After 6 months everyone found out... (including us i think we were a tad.... blind)
Now her dad came to my house angry as every father would be when their child is so young and started accusing me of statutory rape which is understandable... (which he cannot do as they were dropping her off which means they gave basic consent and she did agree to having sex and still wants too spend her life with me as i do want to with her, which is proof i didn't rape her, if i did she would want nothing to do with me correct?)

Her mother tried to get her father to accept that his daughter is having my child and succeeded (It is and was too late for an abortion). Now this man somehow got an idea in his head that he would get custody of the child and doesn't want me to be involved in this child or his daughters life. The child is mine and my girlfriends blood its our not his which in terms means that we call the shots on this child correct?

Anyway its been about 2 months now and he is still unable to accept the fact that my girlfriend and I would like to raise the child together as a couple the way a child should be raised. She approached him and stated that we are going to raise the child under the support of my mother and hopefully them until we are able to live independently.

He turned around to her when she said this and said: "No, you don't have the right to call the shots I (her father) am your parent and i call the shots", she replied by saying: "its our child and we ARE going to be together and raise the child" (which i would like to raise the child with her I love her and want to be there for the child because i never had a father and I feel this is something I have to accomplish in my life and that i want to have a family with her), to which her father responded, "this is my child (her father) and he is going to raise the child (now he is trying to take something away from me).

Basically this man is trying to take away my son even before he is born and further more this man is keeping me and my girlfriend away from each other, right now she has had an argument with her father and just gone to sleep but he said stop talking to me about this or I will put him in jail for rape (which only she can do so she kept fighting with him because she loves me and I know she wont do that). Now they are saying they are going to get a restraining order against me, i would like to know how to handle this man and I would like to know if her parents can actually get a restraining order against me. I am not invading any of her human rights although her parents do emotionally abuse her and allow her no privacy so cant she get one against them?

1. Can we fight them for our sons rights?
2. Can they actually get a restraining order against me? (she is a minor and i am of legal age)
3. Can she get a restraining order against her parents?
4. What rights does a father have once a child is born?

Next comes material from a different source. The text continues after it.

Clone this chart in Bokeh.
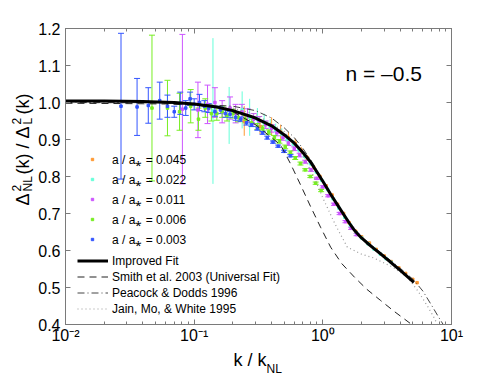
import math
from bokeh.plotting import figure
from bokeh.layouts import row, column
from bokeh.models import (ColumnDataSource, Whisker, TeeHead, Legend, LegendItem, Label,
                          LogAxis, LinearAxis, FixedTicker, PrintfTickFormatter,
                          CustomJSTickFormatter)
from bokeh.embed import file_html
from bokeh.resources import INLINE

FONT = "Liberation Sans"
AXIS_GRAY = "#7a7a7a"

# ---------------- fitted / model curves (k/k_NL, ratio) ----------------
fit_k = [0.01, 0.02, 0.04, 0.07, 0.1, 0.15, 0.2, 0.3, 0.4, 0.5, 0.6, 0.7, 0.8, 0.9,
         1.0, 1.15, 1.33, 1.5, 1.6, 1.74, 1.9, 2.0, 2.2, 2.5, 3.0, 4.0, 5.1]
fit_r = [1.004, 1.004, 1.003, 1.0, 0.996, 0.988, 0.978, 0.958, 0.937, 0.913, 0.89, 0.865,
         0.84, 0.812, 0.787, 0.752, 0.718, 0.69, 0.675, 0.657, 0.642, 0.634, 0.621,
         0.605, 0.583, 0.546, 0.514]

smith_k = [0.01, 0.03, 0.06, 0.1, 0.15, 0.2, 0.3, 0.4, 0.47, 0.56, 0.67, 0.8, 0.96,
           1.15, 1.4, 1.76, 2.2, 2.81, 3.6, 4.82, 5.0]
smith_r = [0.998, 0.997, 0.996, 0.993, 0.987, 0.975, 0.94, 0.905, 0.885, 0.835, 0.778,
           0.72, 0.663, 0.609, 0.565, 0.528, 0.495, 0.465, 0.435, 0.402, 0.397]

pd_k = [0.01, 0.05, 0.1, 0.2, 0.3, 0.4, 0.5, 0.6, 0.7, 0.85, 1.0, 1.3, 1.74, 2.3, 3.0,
        4.0, 5.1, 6.0, 7.0, 8.0, 8.8]
pd_r = [1.0, 0.999, 0.996, 0.99, 0.978, 0.958, 0.932, 0.905, 0.876, 0.832, 0.79, 0.722,
        0.657, 0.618, 0.587, 0.552, 0.52, 0.49, 0.452, 0.418, 0.395]

jmw_k = [0.01, 0.05, 0.1, 0.2, 0.3, 0.5, 0.7, 0.85, 1.0, 1.25, 1.55, 2.0, 2.48, 3.5,
         4.54, 5.5, 6.5, 7.28, 7.9]
jmw_r = [1.0, 0.999, 0.996, 0.985, 0.968, 0.922, 0.858, 0.8, 0.742, 0.67, 0.609, 0.59,
         0.58, 0.555, 0.528, 0.49, 0.45, 0.42, 0.395]

# ---------------- simulation outputs: k/k_NL, ratio, 1-sigma error ----------------
k_a045 = [0.245, 0.325, 0.40, 0.47, 0.54, 0.61, 0.68, 0.76, 0.85, 0.95, 1.06, 1.18, 1.3,
          1.45, 1.6, 1.8, 2.0, 2.3, 2.6, 3.0, 3.4, 3.9, 4.4, 5.0, 5.4]
r_a045 = [0.95, 0.935, 0.935, 0.92, 0.905, 0.89, 0.87, 0.85, 0.825, 0.80, 0.775, 0.75,
          0.725, 0.70, 0.675, 0.652, 0.637, 0.62, 0.603, 0.585, 0.57, 0.553, 0.538,
          0.522, 0.513]
e_a045 = [0.04, 0.02, 0.025, 0.02, 0.015, 0.012, 0.01, 0.008, 0.007, 0.006, 0.005, 0.005,
          0.004, 0.004, 0.004, 0.003, 0.003, 0.003, 0.003, 0.003, 0.003, 0.003, 0.003,
          0.003, 0.003]

k_a022 = [0.14, 0.187, 0.236, 0.27, 0.31, 0.35, 0.39, 0.43, 0.48, 0.53, 0.59, 0.65, 0.72,
          0.80, 0.89, 0.98, 1.09, 1.2, 1.33, 1.48, 1.64, 1.82, 2.0, 2.25, 2.5, 2.8, 3.1, 3.4]
r_a022 = [0.977, 0.965, 0.98, 0.96, 0.955, 0.945, 0.935, 0.925, 0.915, 0.90, 0.888, 0.872,
          0.855, 0.835, 0.812, 0.79, 0.765, 0.74, 0.715, 0.69, 0.668, 0.648, 0.634, 0.618,
          0.604, 0.59, 0.578, 0.568]
e_a022 = [0.197, 0.077, 0.05, 0.05, 0.03, 0.025, 0.02, 0.018, 0.015, 0.012, 0.01, 0.008,
          0.007, 0.006, 0.005, 0.005, 0.004, 0.004, 0.003, 0.003, 0.003, 0.003, 0.003,
          0.003, 0.003, 0.003, 0.003, 0.003]

k_a011 = [0.081, 0.107, 0.127, 0.145, 0.165, 0.19, 0.21, 0.235, 0.26, 0.29, 0.32, 0.36,
          0.40, 0.44, 0.49, 0.54, 0.60, 0.66, 0.73, 0.81, 0.90, 1.0, 1.1, 1.22, 1.35, 1.5,
          1.66, 1.83]
r_a011 = [0.982, 0.98, 0.995, 1.0, 0.975, 0.985, 0.97, 0.975, 0.965, 0.955, 0.95, 0.94,
          0.93, 0.918, 0.905, 0.89, 0.875, 0.858, 0.84, 0.818, 0.795, 0.772, 0.748, 0.725,
          0.70, 0.678, 0.66, 0.643]
e_a011 = [0.202, 0.075, 0.052, 0.04, 0.03, 0.03, 0.025, 0.02, 0.018, 0.015, 0.012, 0.01,
          0.01, 0.008, 0.007, 0.006, 0.005, 0.005, 0.004, 0.004, 0.003, 0.003, 0.003,
          0.003, 0.003, 0.003, 0.003, 0.003]

k_a006 = [0.047, 0.062, 0.077, 0.094, 0.108, 0.122, 0.136, 0.15, 0.165, 0.18, 0.20, 0.22,
          0.25, 0.28, 0.31, 0.34, 0.38, 0.42, 0.46, 0.51, 0.56, 0.61, 0.67, 0.73, 0.80,
          0.88, 0.97]
r_a006 = [0.985, 0.985, 0.975, 0.99, 0.955, 0.985, 0.97, 0.97, 0.975, 0.965, 0.97, 0.96,
          0.955, 0.945, 0.935, 0.93, 0.92, 0.905, 0.895, 0.88, 0.865, 0.85, 0.835, 0.818,
          0.80, 0.782, 0.762]
e_a006 = [0.197, 0.075, 0.05, 0.045, 0.03, 0.025, 0.02, 0.018, 0.015, 0.015, 0.012, 0.012,
          0.01, 0.01, 0.008, 0.007, 0.006, 0.006, 0.005, 0.005, 0.004, 0.004, 0.004, 0.003,
          0.003, 0.003, 0.003]

k_a003 = [0.027, 0.036, 0.044, 0.054, 0.062, 0.070, 0.078, 0.086, 0.093, 0.10, 0.11, 0.12,
          0.13, 0.145, 0.16, 0.175, 0.19, 0.21, 0.23, 0.255, 0.28, 0.31, 0.34, 0.37, 0.41,
          0.45, 0.50, 0.56]
r_a003 = [0.99, 0.988, 0.992, 1.005, 0.99, 0.975, 0.998, 0.985, 1.01, 0.995, 1.0, 0.99,
          0.985, 0.975, 0.98, 0.97, 0.968, 0.96, 0.955, 0.945, 0.94, 0.93, 0.918, 0.905,
          0.893, 0.882, 0.868, 0.856]
e_a003 = [0.197, 0.077, 0.048, 0.05, 0.03, 0.015, 0.03, 0.02, 0.018, 0.015, 0.022, 0.015,
          0.012, 0.012, 0.01, 0.01, 0.008, 0.008, 0.006, 0.006, 0.005, 0.005, 0.004,
          0.004, 0.003, 0.003, 0.003, 0.003]

series_labels = ["a / a\u204e = 0.045", "a / a\u204e = 0.022", "a / a\u204e = 0.011",
                 "a / a\u204e = 0.006", "a / a\u204e = 0.003"]
series_colors = ["#ff9933", "#66ffd9", "#cc55ff", "#77ee22", "#3355ff"]
series_caps = [False, False, True, True, True]
series_data = [(k_a045, r_a045, e_a045), (k_a022, r_a022, e_a022),
               (k_a011, r_a011, e_a011), (k_a006, r_a006, e_a006),
               (k_a003, r_a003, e_a003)]

line_labels = ["Improved Fit", "Smith et al. 2003 (Universal Fit)",
               "Peacock & Dodds 1996", "Jain, Mo, & White 1995"]

x_major_ticks = [0.01, 0.1, 1.0, 10.0]
x_tick_labels = ["10\u207b\u00b2", "10\u207b\u00b9", "10\u2070", "10\u00b9"]
y_ticks = [0.4, 0.5, 0.6, 0.7, 0.8, 0.9, 1.0, 1.1, 1.2]

# ---------------- layout sizes (page is 498 x 375) ----------------
YLAB_W = 34
MAIN_W = 498 - YLAB_W
MAIN_H = 347
XLAB_H = 375 - MAIN_H

# ---------------- main figure ----------------
p = figure(x_axis_type="log", x_range=(0.01, 10), y_range=(0.4, 1.2),
           width=MAIN_W, height=MAIN_H,
           min_border_left=65 - YLAB_W, min_border_right=47,
           min_border_top=28, min_border_bottom=MAIN_H - 324,
           output_backend="svg", toolbar_location=None,
           background_fill_color="white", border_fill_color="white")
p.grid.visible = False
p.outline_line_color = AXIS_GRAY

minor = [m * 10.0 ** e for e in (-2, -1, 0) for m in range(2, 10)]
xticker = FixedTicker(ticks=x_major_ticks, minor_ticks=minor)
yticker = FixedTicker(ticks=y_ticks)


def style_axis(ax):
    ax.axis_line_color = AXIS_GRAY
    ax.major_tick_line_color = AXIS_GRAY
    ax.minor_tick_line_color = AXIS_GRAY
    ax.major_tick_in = 5
    ax.major_tick_out = 0
    ax.minor_tick_in = 3
    ax.minor_tick_out = 0
    ax.major_label_text_font = FONT
    ax.major_label_text_font_size = "16px"
    ax.major_label_text_color = "black"


xa = p.xaxis[0]
xa.ticker = xticker
xa.major_label_overrides = dict(zip(x_major_ticks, x_tick_labels))
style_axis(xa)
xa.major_label_standoff = 2

ya = p.yaxis[0]
ya.ticker = yticker
ya.formatter = PrintfTickFormatter(format="%.1f")
style_axis(ya)
ya.minor_tick_line_color = None
ya.major_label_standoff = 5

blank = CustomJSTickFormatter(code="return ''")
top = LogAxis(ticker=xticker, formatter=blank)
style_axis(top)
p.add_layout(top, "above")
right = LinearAxis(ticker=yticker, formatter=blank)
style_axis(right)
right.minor_tick_line_color = None
p.add_layout(right, "right")

# ---------------- simulation data ----------------
data_renderers = []
for lab_txt, col, caps, (ks, rs, es) in zip(series_labels, series_colors, series_caps,
                                            series_data):
    src = ColumnDataSource(dict(k=ks, r=rs,
                                upper=[r + e for r, e in zip(rs, es)],
                                lower=[r - e for r, e in zip(rs, es)]))
    head_size = 6 if caps else 0
    w = Whisker(source=src, base="k", upper="upper", lower="lower", dimension="height",
                line_color=col, line_width=1,
                upper_head=TeeHead(size=head_size, line_color=col, line_width=1),
                lower_head=TeeHead(size=head_size, line_color=col, line_width=1))
    p.add_layout(w)
    data_renderers.append(
        p.scatter("k", "r", source=src, marker="square", size=2.5,
                  fill_color=col, line_color=col))

# ---------------- model curves ----------------
r_jmw = p.line(jmw_k, jmw_r, line_color="#999999", line_width=1.2, line_dash="1 3")
r_pd = p.line(pd_k, pd_r, line_color="#444444", line_width=1, line_dash="7 3 1 3")
r_smith = p.line(smith_k, smith_r, line_color="#222222", line_width=1, line_dash="7 5")
r_fit = p.line(fit_k, fit_r, line_color="black", line_width=3)

# ---------------- legends ----------------
def make_legend(items, loc, gw, gh, lh, sp, standoff):
    return Legend(items=items, location=loc, orientation="vertical",
                  glyph_width=gw, glyph_height=gh, label_height=lh, spacing=sp,
                  label_standoff=standoff, padding=0, margin=0,
                  border_line_color=None, background_fill_alpha=0,
                  label_text_font=FONT, label_text_font_size="12px",
                  label_text_color="black")


leg1 = make_legend([LegendItem(label=l, renderers=[r])
                    for l, r in zip(series_labels, data_renderers)],
                   (24, 76.5), 6, 6, 15, 3, 17)
leg2 = make_legend([LegendItem(label=l, renderers=[r])
                    for l, r in zip(line_labels, [r_fit, r_smith, r_pd, r_jmw])],
                   (12, 8.5), 31, 13, 13, 2, 4)
p.add_layout(leg1)
p.add_layout(leg2)


def lab(fig, text, x, y, size, angle=0.0):
    fig.add_layout(Label(x=x, y=y, x_units="screen", y_units="screen", text=text,
                         text_font=FONT, text_font_size=size, text_color="black",
                         text_align="left", text_baseline="alphabetic", angle=angle))


lab(p, "n = \u20130.5", 280, 251, "21px")


def text_panel(w, h):
    f = figure(width=w, height=h, x_range=(0, 1), y_range=(0, 1),
               x_axis_type=None, y_axis_type=None, min_border=0,
               output_backend="svg", toolbar_location=None,
               background_fill_color="white", border_fill_color="white")
    f.outline_line_color = None
    f.grid.visible = False
    return f


# ---------------- y axis label panel: Delta^2_NL(k) / Delta^2_L(k) ----------------
yl = text_panel(YLAB_W, MAIN_H)
R = math.pi / 2
lab(yl, "\u0394", 22.5, MAIN_H - 228, "18px", R)
lab(yl, "2", 16, MAIN_H - 214, "12px", R)
lab(yl, "NL", 27.5, MAIN_H - 214, "12px", R)
lab(yl, "(k) / \u0394", 22.5, MAIN_H - 197, "18px", R)
lab(yl, "2", 16, MAIN_H - 147, "12px", R)
lab(yl, "L", 27.5, MAIN_H - 147, "12px", R)
lab(yl, "(k)", 22.5, MAIN_H - 137, "18px", R)

# ---------------- x axis label panel: k / k_NL ----------------
xl = text_panel(498, XLAB_H)
lab(xl, "k / k", 233, 375 - 359, "18px")
lab(xl, "NL", 266, 375 - 368, "12px")

layout = column(row(yl, p), xl)
open("out.html", "w").write(file_html(layout, INLINE))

Also any other positive feed back would really be appreciated me, my girlfriend and my mom need all the help we can get to make her parents accept this and accept that we want to be together and the plan isn't for her to live with me its to give this child the best life we can as young parents (she doesn't want to give the child up for adoption). I only want the best for EVERYONE, her family included we are not trying to be selfish, we want everyone to be happy but mostly our son.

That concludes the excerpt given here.